Subjective interpretation is a muddle.

Good Morning, Sabah alkhyr (listening to Arab top 10 hence came with the flow !! ). So here i am sipping my cup of masala chai, as usual and pondering what could i possibly write about. When i get a message from my friend, He was worried about his boo misunderstanding him. I paused chatting with him half way and a 100 watt bulb just lit above my head (Silly hyperbole ! hahaha). Subjective interpretations is the trouble here. Reminded me the story of a guy i know, who had a track record of getting misunderstood very often. He is my gooseberry buddy(Stay tuned for my next post on Gooseberry Friendships to know more) .

He was dating a beautiful girl and he being a librarian like me, has a trait of getting attracted to sweet words. We have a very different taste of liking people. Getting appreciated for our efforts are a major turn on for us, since every single effort we put is wholehearted. When someone tend to take no notice, we get upset, meanwhile when someone does utter a few words of admiration, we yield double the result. The same goes vice versa. We love to appreciate others for their efforts and we get upset sometimes when we aren’t acknowledged. That maybe our weakness too.

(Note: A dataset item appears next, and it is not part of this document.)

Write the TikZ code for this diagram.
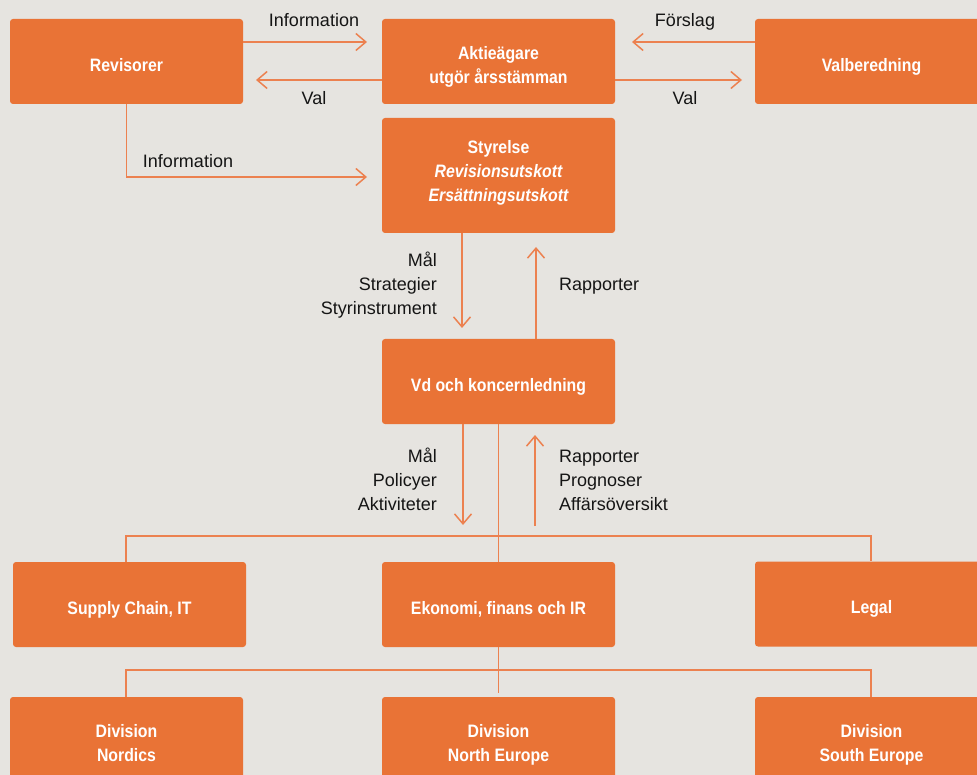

My friend, giving him a pseudo name Jim, one day came to me disappointed. His girl broke up with him and he is confused, what exactly did he do for her to break up with him. She had an ex-love interest and he was her friend even after they broke up. Then Jim came in her life. Jim was never informed about the ex guy and He never thought of asking. But then somehow he gets to know about the guy. He still did not take that much seriously, since he works on the principle of “The past being a dead issue.” But being a man of principles, he mentally started competing with the ex guy to win over her heart, even though she was currently dating him only. He wanted to impress her so much that, he wanted to make her so happy that she forget any residual memories of the ex guy. But as usual, my man Jim was a textbook of mishaps. He says something and means something totally opposite. That fucker is very poor at expressing in the right way. One day they both were arguing at some topic and he told her that, “Some people are so characterless that, they even date after knowing that their partner is committed.” He meant to metaphorically accuse her ex for no reason as he was in a virtual one sided competition with him. But she interpreted this for herself and the argument broke into a major fight followed by a split. He came to me and narrated this.

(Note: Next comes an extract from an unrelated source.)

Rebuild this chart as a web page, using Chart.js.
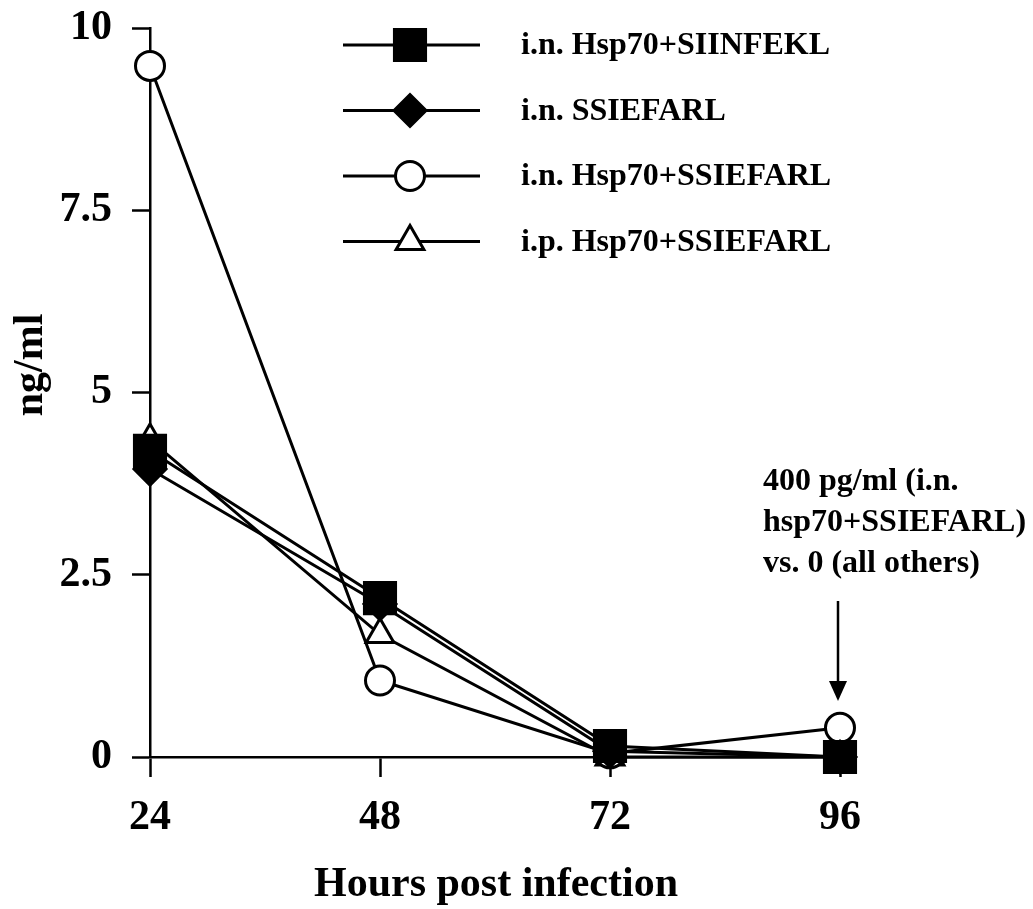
<!DOCTYPE html>
<html>
<head>
<meta charset="utf-8">
<script src="https://cdn.jsdelivr.net/npm/chart.js@4"></script>
<style>
  body { margin: 0; background: #fff; }
  canvas { display: block; }
</style>
</head>
<body>
<canvas id="grafico" width="1033" height="909"></canvas>
<script>
const horas = ['24', '48', '72', '96'];
const yTicks = [0, 2.5, 5, 7.5, 10];

const hsp70Siinfekl = [4.2, 2.18, 0.15, 0];
const ssiefarl = [3.95, 2.1, 0.08, 0];
const hsp70Ssiefarl = [9.48, 1.05, 0.05, 0.4];
const ipHsp70Ssiefarl = [4.35, 1.68, 0, 0];

const nomes = ['i.n. Hsp70+SIINFEKL', 'i.n. SSIEFARL', 'i.n. Hsp70+SSIEFARL', 'i.p. Hsp70+SSIEFARL'];
const notaLinhas = ['400 pg/ml (i.n.', 'hsp70+SSIEFARL)', 'vs. 0 (all others)'];
const tituloX = 'Hours post infection';
const tituloY = 'ng/ml';

const fonte = '"Liberation Serif", "Times New Roman", serif';

function serie(label, data, estilo, raio, cor) {
    return {
        label, data,
        borderColor: '#000',
        borderWidth: 3,
        pointStyle: estilo,
        pointRadius: raio,
        pointHoverRadius: raio,
        pointBackgroundColor: cor,
        pointBorderColor: '#000',
        pointBorderWidth: 3,
        backgroundColor: cor,
        fill: false,
        tension: 0,
        clip: false
    };
}

// legenda, nota com seta e titulos desenhados a mao
const extras = {
    id: 'extras',
    afterDraw(chart) {
        const ctx = chart.ctx;
        ctx.save();
        ctx.strokeStyle = '#000';
        ctx.fillStyle = '#000';

        chart.data.datasets.forEach((ds, i) => {
            const y = 45 + i * 65.5;
            ctx.lineWidth = 3;
            ctx.beginPath();
            ctx.moveTo(343, y);
            ctx.lineTo(480, y);
            ctx.stroke();
            ctx.fillStyle = ds.pointBackgroundColor;
            Chart.helpers.drawPoint(ctx, {
                pointStyle: ds.pointStyle,
                radius: ds.pointRadius,
                borderWidth: 3,
                rotation: 0
            }, 410, y);
            ctx.fillStyle = '#000';
            ctx.font = 'bold 32px ' + fonte;
            ctx.textAlign = 'left';
            ctx.textBaseline = 'middle';
            ctx.fillText(ds.label, 521, y + 1);
        });

        ctx.font = 'bold 32px ' + fonte;
        ctx.textAlign = 'left';
        ctx.textBaseline = 'alphabetic';
        notaLinhas.forEach((t, i) => {
            ctx.fillText(t, 763, 490 + i * 41);
        });

        // seta
        ctx.lineWidth = 2.5;
        ctx.beginPath();
        ctx.moveTo(838, 601);
        ctx.lineTo(838, 684);
        ctx.stroke();
        ctx.beginPath();
        ctx.moveTo(829, 681);
        ctx.lineTo(847, 681);
        ctx.lineTo(838, 701);
        ctx.closePath();
        ctx.fill();

        ctx.font = 'bold 42px ' + fonte;
        ctx.textAlign = 'center';
        ctx.textBaseline = 'middle';
        ctx.fillText(tituloX, 496, 885);

        ctx.translate(31, 365);
        ctx.rotate(-Math.PI / 2);
        ctx.fillText(tituloY, 0, 0);
        ctx.restore();
    }
};

const ctx = document.getElementById('grafico').getContext('2d');
const grafico = new Chart(ctx, {
    type: 'line',
    data: {
        labels: horas,
        datasets: [
            serie(nomes[0], hsp70Siinfekl, 'rect', 22, '#000'),
            serie(nomes[1], ssiefarl, 'rectRot', 16, '#000'),
            serie(nomes[2], hsp70Ssiefarl, 'circle', 14.5, '#fff'),
            serie(nomes[3], ipHsp70Ssiefarl, 'triangle', 16, '#fff')
        ]
    },
    options: {
        responsive: false,
        animation: false,
        devicePixelRatio: 1,
        layout: { padding: { top: 28, right: 193, left: 0, bottom: 0 } },
        plugins: {
            legend: { display: false },
            tooltip: { enabled: false }
        },
        scales: {
            x: {
                offset: false,
                grid: { drawOnChartArea: false, drawTicks: true, tickLength: 20, tickWidth: 2.5, tickColor: '#000' },
                border: { color: '#000', width: 2.5 },
                ticks: { color: '#000', padding: 16, maxRotation: 0, font: { family: fonte, size: 42, weight: 'bold' } },
                afterFit: s => { s.height = 152; s.paddingLeft = 0; s.paddingRight = 0; }
            },
            y: {
                min: 0,
                max: 10,
                afterBuildTicks: s => { s.ticks = yTicks.map(v => ({ value: v })); },
                grid: { drawOnChartArea: false, drawTicks: true, tickLength: 18, tickWidth: 2.5, tickColor: '#000' },
                border: { color: '#000', width: 2.5 },
                ticks: { color: '#000', padding: 20, font: { family: fonte, size: 42, weight: 'bold' } },
                afterFit: s => { s.width = 150; s.paddingTop = 0; s.paddingBottom = 0; }
            }
        }
    },
    plugins: [extras]
});
</script>
</body>
</html>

Only if he never competed and loved himself more than anyone, He wouldn’t have committed such a blunder. Only if she realized his insecurity and transparently spoke about her ex guy to him, maybe his faith and love would’ve strengthened. Both of them are equally at fault.

Guys love yourself above anyone, respect yourself above anyone. Just project it only when needed, rest of the time stay humble, stay kind and never feel that someone else is better than you, even if someone tries to put you down, because Subjective interpretations cause muddle.